■ Your goal: In the entries that follow, find the word "this" and report each line it is on.

■ Material shown:

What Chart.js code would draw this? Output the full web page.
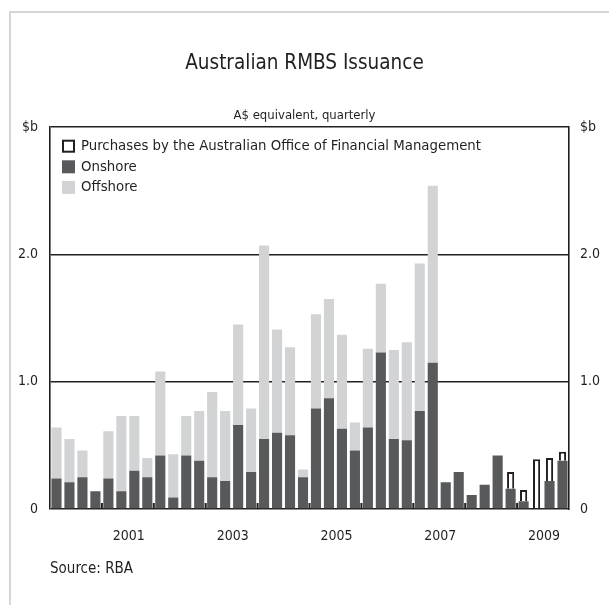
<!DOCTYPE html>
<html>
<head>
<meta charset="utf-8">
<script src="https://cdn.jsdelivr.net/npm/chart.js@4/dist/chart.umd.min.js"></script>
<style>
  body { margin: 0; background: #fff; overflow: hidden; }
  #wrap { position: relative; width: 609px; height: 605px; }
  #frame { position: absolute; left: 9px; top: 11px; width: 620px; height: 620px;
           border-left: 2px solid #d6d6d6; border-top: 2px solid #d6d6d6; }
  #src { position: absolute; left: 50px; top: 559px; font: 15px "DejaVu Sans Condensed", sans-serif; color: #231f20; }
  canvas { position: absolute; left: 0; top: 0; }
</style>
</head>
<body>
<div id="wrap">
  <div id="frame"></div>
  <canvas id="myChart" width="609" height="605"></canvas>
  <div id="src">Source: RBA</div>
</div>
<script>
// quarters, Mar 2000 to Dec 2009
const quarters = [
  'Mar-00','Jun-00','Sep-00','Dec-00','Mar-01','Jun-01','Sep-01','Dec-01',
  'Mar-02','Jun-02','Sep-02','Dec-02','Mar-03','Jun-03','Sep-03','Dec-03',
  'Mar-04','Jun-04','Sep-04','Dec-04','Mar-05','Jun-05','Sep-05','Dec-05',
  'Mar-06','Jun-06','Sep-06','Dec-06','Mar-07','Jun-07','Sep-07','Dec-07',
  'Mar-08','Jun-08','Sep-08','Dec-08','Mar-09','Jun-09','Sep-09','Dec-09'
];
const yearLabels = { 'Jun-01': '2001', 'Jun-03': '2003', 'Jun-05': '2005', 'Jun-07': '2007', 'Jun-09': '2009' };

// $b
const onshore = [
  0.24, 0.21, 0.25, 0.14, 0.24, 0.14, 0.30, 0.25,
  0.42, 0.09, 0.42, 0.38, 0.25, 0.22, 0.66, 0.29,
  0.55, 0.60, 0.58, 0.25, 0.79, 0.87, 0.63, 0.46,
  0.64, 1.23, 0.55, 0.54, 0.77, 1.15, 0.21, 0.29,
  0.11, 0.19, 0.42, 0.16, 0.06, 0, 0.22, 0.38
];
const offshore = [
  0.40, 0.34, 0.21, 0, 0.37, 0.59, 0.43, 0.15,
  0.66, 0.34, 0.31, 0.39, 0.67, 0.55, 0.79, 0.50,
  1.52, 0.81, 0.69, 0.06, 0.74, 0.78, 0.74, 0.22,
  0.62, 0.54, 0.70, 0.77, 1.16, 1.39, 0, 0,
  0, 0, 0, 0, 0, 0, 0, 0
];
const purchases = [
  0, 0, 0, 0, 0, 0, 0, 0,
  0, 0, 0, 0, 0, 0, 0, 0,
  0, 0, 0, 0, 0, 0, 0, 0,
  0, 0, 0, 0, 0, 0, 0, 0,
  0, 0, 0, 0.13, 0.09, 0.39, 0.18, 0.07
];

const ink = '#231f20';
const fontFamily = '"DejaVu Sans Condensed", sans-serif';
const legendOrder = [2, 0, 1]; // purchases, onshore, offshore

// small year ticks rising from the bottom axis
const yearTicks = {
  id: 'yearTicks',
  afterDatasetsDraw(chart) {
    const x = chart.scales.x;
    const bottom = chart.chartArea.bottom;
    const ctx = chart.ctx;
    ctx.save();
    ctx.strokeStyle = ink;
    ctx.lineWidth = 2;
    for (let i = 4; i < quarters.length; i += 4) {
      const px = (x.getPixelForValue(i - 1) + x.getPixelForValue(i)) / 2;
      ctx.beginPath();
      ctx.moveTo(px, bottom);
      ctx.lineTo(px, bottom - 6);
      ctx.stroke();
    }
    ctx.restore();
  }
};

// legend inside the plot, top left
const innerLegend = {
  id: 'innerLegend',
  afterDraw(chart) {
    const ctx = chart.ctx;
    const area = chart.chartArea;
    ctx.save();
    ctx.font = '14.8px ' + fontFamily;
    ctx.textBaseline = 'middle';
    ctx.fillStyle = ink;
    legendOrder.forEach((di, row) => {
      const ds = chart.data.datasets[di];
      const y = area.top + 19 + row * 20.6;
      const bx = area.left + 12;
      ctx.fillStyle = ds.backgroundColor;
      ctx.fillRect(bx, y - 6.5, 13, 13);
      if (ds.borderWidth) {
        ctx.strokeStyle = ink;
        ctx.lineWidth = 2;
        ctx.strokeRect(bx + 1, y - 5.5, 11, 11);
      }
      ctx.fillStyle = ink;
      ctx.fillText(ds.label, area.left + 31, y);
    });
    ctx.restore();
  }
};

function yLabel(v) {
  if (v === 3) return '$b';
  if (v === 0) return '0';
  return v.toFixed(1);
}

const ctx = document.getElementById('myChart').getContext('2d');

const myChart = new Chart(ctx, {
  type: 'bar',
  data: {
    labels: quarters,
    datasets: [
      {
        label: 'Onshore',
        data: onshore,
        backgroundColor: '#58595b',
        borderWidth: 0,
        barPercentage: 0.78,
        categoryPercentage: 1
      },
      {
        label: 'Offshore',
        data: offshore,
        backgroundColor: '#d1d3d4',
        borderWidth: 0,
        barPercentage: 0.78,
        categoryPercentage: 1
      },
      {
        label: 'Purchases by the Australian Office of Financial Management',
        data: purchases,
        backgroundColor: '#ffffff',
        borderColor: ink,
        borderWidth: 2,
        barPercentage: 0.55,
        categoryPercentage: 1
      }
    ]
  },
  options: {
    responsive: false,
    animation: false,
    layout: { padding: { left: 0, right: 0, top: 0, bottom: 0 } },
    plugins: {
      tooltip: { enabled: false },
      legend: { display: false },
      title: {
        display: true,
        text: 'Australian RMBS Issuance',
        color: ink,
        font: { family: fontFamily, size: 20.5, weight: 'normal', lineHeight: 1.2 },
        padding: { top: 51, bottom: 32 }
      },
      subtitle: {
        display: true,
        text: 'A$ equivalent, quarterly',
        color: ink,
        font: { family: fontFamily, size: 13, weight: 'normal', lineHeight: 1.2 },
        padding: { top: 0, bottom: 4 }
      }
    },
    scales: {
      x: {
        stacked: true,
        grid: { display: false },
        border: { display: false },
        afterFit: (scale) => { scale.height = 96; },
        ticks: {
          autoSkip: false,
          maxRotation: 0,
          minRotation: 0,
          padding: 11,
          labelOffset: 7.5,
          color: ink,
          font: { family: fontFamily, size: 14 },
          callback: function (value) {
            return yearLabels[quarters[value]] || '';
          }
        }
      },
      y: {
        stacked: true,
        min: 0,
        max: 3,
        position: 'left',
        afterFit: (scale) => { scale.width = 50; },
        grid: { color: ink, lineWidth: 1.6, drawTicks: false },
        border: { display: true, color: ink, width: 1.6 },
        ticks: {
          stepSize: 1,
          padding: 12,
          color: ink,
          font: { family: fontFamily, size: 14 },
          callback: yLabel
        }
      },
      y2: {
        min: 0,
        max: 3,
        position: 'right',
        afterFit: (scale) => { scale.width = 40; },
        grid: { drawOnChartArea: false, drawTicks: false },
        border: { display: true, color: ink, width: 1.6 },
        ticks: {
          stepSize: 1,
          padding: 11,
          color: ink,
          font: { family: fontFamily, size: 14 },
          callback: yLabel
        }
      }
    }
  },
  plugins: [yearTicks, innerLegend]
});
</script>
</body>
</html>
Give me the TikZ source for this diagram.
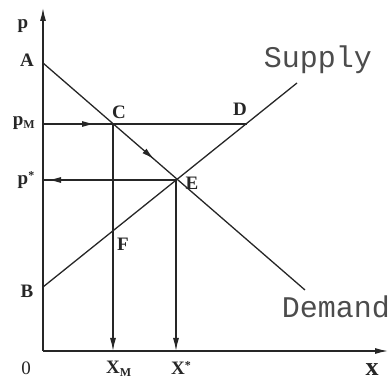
...
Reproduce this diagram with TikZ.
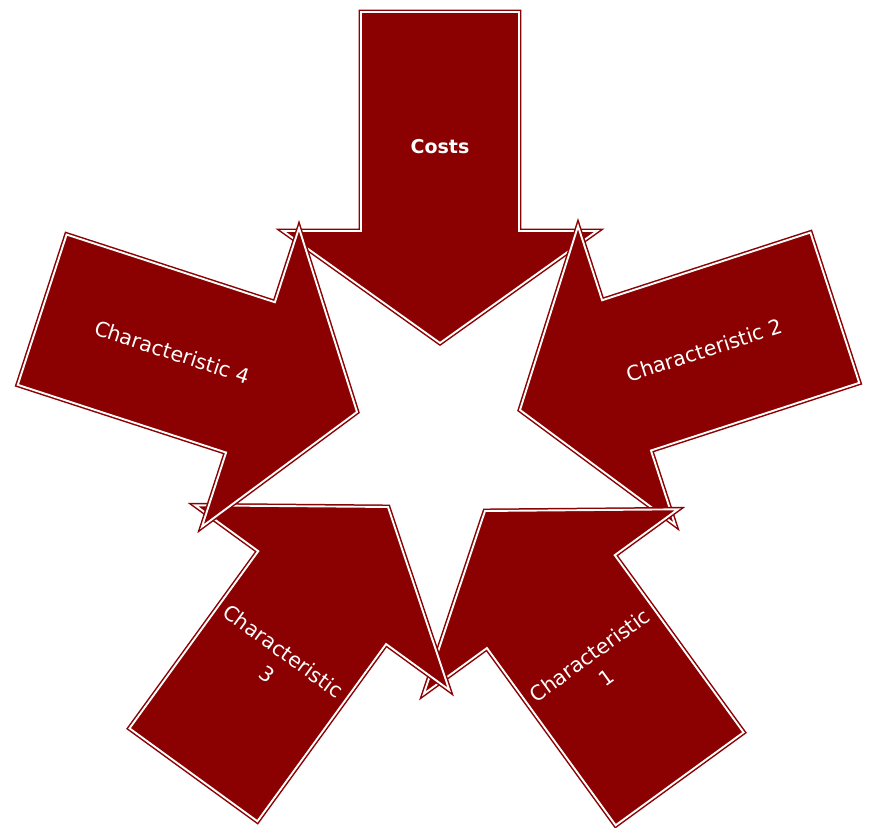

■ Task answer:
What Chart.js code would draw this? Output the full web page.
Give me the TikZ source for this diagram.
Reproduce this diagram with TikZ.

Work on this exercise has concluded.